The solution isn’t to coin wholly new terms. While this often works well for business titles, it rarely works for business discourse. Along with changes to terms and definitions, even inventing new metrics and standards, we need to change the traditional vocabulary of business as well. In February’s column, Paul Sheldon observed that sustainable business principles are inspiring more and more leaders to adopt sustainability as “just good business.” One of the challenges this recognizes is in redefining business success in more sustainable terms.
Consider how, in the 1980’s, the Republican Party successfully turned the word “liberal” into something negative, despite the weight of enduring American values being squarely aligned with “liberalism.” More recently, the careful rewording and reframing of the U.S. Inheritance Tax into the “Death Tax” has accomplished much the same effect for that issue.

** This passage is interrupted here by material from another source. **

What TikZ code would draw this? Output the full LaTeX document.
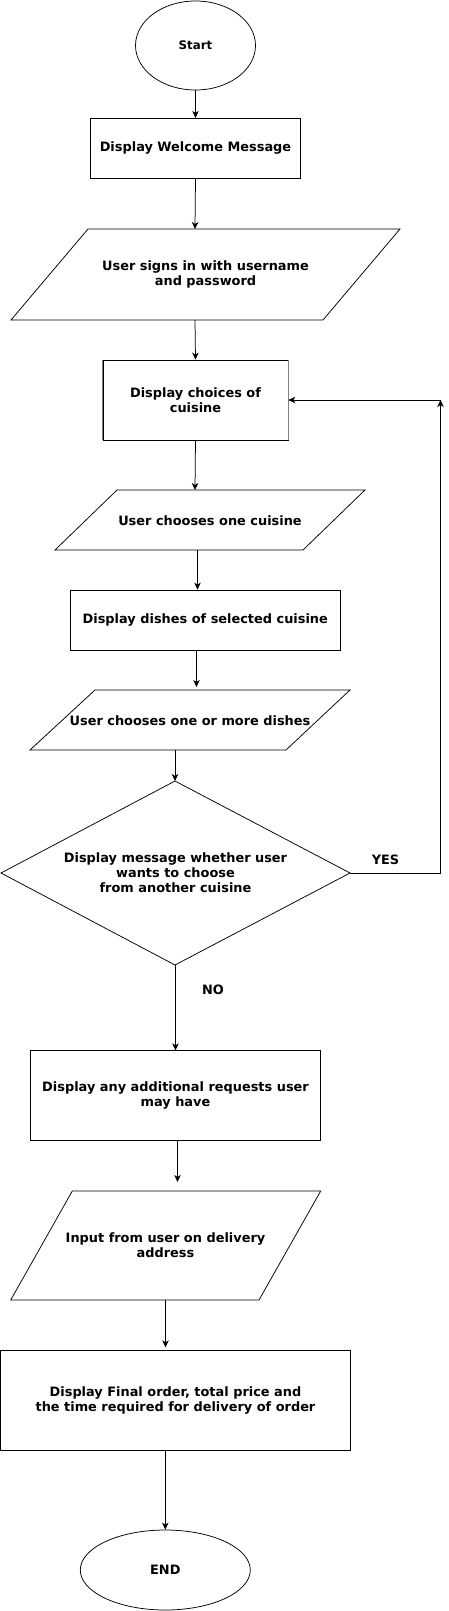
\documentclass[tikz,border=0pt]{standalone}
\usepackage{fontspec}
\setmainfont{DejaVu Sans}
\usetikzlibrary{shapes.geometric,arrows.meta}
\begin{document}
\begin{tikzpicture}[x=1pt,y=-1pt,
  txt/.style={font=\bfseries\fontsize{12.9}{15}\selectfont, align=center, inner sep=0pt},
  shp/.style={draw=black, line width=0.75pt},
  boxn/.style={shp, rectangle, inner sep=0pt, txt},
  ell/.style={shp, ellipse, inner sep=0pt, txt},
  arr/.style={-{Stealth[length=7pt,width=6.5pt,inset=2pt]}, line width=0.75pt},
  lbl/.style={txt}]
\useasboundingbox (0,0) rectangle (449,1611);
% Start
\node[ell, minimum width=120pt, minimum height=89pt, font=\bfseries\fontsize{11.8}{14}\selectfont] (start) at (195.5,45.5) {Start};
% Welcome
\node[boxn, minimum width=210.4pt, minimum height=60pt] (welcome) at (195.5,148.3) {Display Welcome Message};
% P1
\draw[shp] (88,229) -- (400,229) -- (323,320) -- (11,320) -- cycle;
\node[txt] (p1) at (205.5,274.5) {User signs in with username\\and password};
\coordinate (p1t) at (195,229);
\coordinate (p1b) at (195,320);
% Choices
\node[boxn, minimum width=185pt, minimum height=80pt] (choices) at (195.5,400) {Display choices of\\cuisine};
\draw[draw=black!50, line width=0.9pt] (choices.north west) -- (choices.south west) (choices.north east) -- (choices.south east);
% P2
\draw[shp] (117,490) -- (365,490) -- (303,550) -- (55,550) -- cycle;
\node[txt] (p2) at (210,520.5) {User chooses one cuisine};
\coordinate (p2t) at (195,490);
\coordinate (p2b) at (197.5,550);
% Dishes
\node[boxn, minimum width=270.7pt, minimum height=60pt] (dishes) at (205.3,620) {Display dishes of selected cuisine};
% P3
\draw[shp] (95,690) -- (350,690) -- (286,750) -- (30,750) -- cycle;
\node[txt] (p3) at (190,721) {User chooses one or more dishes};
\coordinate (p3t) at (196.5,690);
\coordinate (p3b) at (175,750);
% Diamond
\draw[shp] (175,781) -- (350,873) -- (175,965) -- (1,873) -- cycle;
\node[txt] (dec) at (175.5,873) {Display message whether user\\wants to choose\\from another cuisine};
\coordinate (dect) at (175,781);
\coordinate (decb) at (175.5,965);
\coordinate (decr) at (350,873);
\coordinate (c1) at (440.5,873);
\coordinate (c2) at (440.5,400);
\node[lbl] (yes) at (385.5,860) {YES};
\node[lbl] (no) at (213,990) {NO};
% Additional
\node[boxn, minimum width=290.4pt, minimum height=89.6pt] (addl) at (175.5,1095.5) {Display any additional requests user\\may have};
% P4
\draw[shp] (72.3,1191) -- (320.7,1191) -- (259,1300) -- (10.7,1300) -- cycle;
\node[txt] (p4) at (165.5,1245.5) {Input from user on delivery\\address};
\coordinate (p4t) at (177.5,1191);
\coordinate (p4b) at (165.5,1300);
% Final
\node[boxn, minimum width=350.2pt, minimum height=99.6pt] (final) at (175.5,1400.5) {Display Final order, total price and\\the time required for delivery of order};
% End
\node[ell, minimum width=170pt, minimum height=80pt] (end) at (165.3,1570) {END};
% Connectors
\draw[arr] (start.south) -- (welcome.north);
\draw[arr] (welcome.south) -- (p1t);
\draw[arr] (p1b) -- (choices.north);
\draw[arr] (choices.south) -- (p2t);
\draw[arr] (p2b) -- (p2b |- dishes.north);
\draw[arr] (196.5,650) -- ([yshift=3pt]p3t);
\draw[arr] (p3b) -- (dect);
\draw[arr] (decb) -- (decb |- addl.north);
\draw[arr] (177.5,1140.3) -- ([yshift=9pt]p4t);
\draw[arr] (p4b) -- ([yshift=3pt]p4b |- final.north);
\draw[arr] (final.south -| end.north) -- (end.north);
\draw[arr] (decr) -- (c1) -- (c2);
\draw[arr] (c2) -- (choices.east);
\end{tikzpicture}
\end{document}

I don’t mean to target one party over another except that the last two decades of Republican efforts has been vastly more sophisticated and successful at this than any other movement.
Words, phrases, and definitions carry important weight in structuring a position or even framing the dialog. While they aren’t the only element important to discourse, they do lay a foundation on which to build intelligent and influential conversation.
Even as hordes of Republican candidate speeches in the last election cycle started using the term “sustainable” almost incessantly, it’s often clear that it doesn’t have the same meaning for many of these candidates as it does for people in the sustainable business community (the same can be inferred about many candidates in all parties). But it’s not just the word “sustainability” that isn’t clear. Almost every term used in the sustainability community is too vague and too malleable to be influential or understandable.
Some, like global warming, are even confusing (since not everywhere in the world is going to warm up and not all of the time). Al Gore has stopped using this term (though Oprah hasn’t), favoring climate change. Alternatives like global weirding and climate crisis are still odd and inconsistent for most of the public to recognize or understand.
We need to support several ways into the conversation because different terms appeal to different audiences. But we need to do so in ways that don’t negate the very lessons and messages of sustainability and without making it impossible to communicate with those in the sustainability community nor with others outside of it. This is no easy task.
To this end, I helped launch the Dictionary of Sustainability a year ago to contribute to these objectives. Along with wonderfully odd, new words entering our vocabulary (such as Sprouts, Cheater Capitalism and Monstrous Hybrid), it was important to us to take fresh and important approaches to traditional business terms that helped illuminate how sustainable approaches not only blend with “business as usual” but breathe new life and opportunities in it.
Long-established terms like Gross Domestic Product, Productivity, and Opportunity Cost of Capital take on new meaning in our world and offer an opportunity to engage traditional business people in a conversation that reflects what they already know and believe. It forms the starting point for not only a better dialogue but also a foundation for understanding how new, sustainable objectives blend with traditional ones.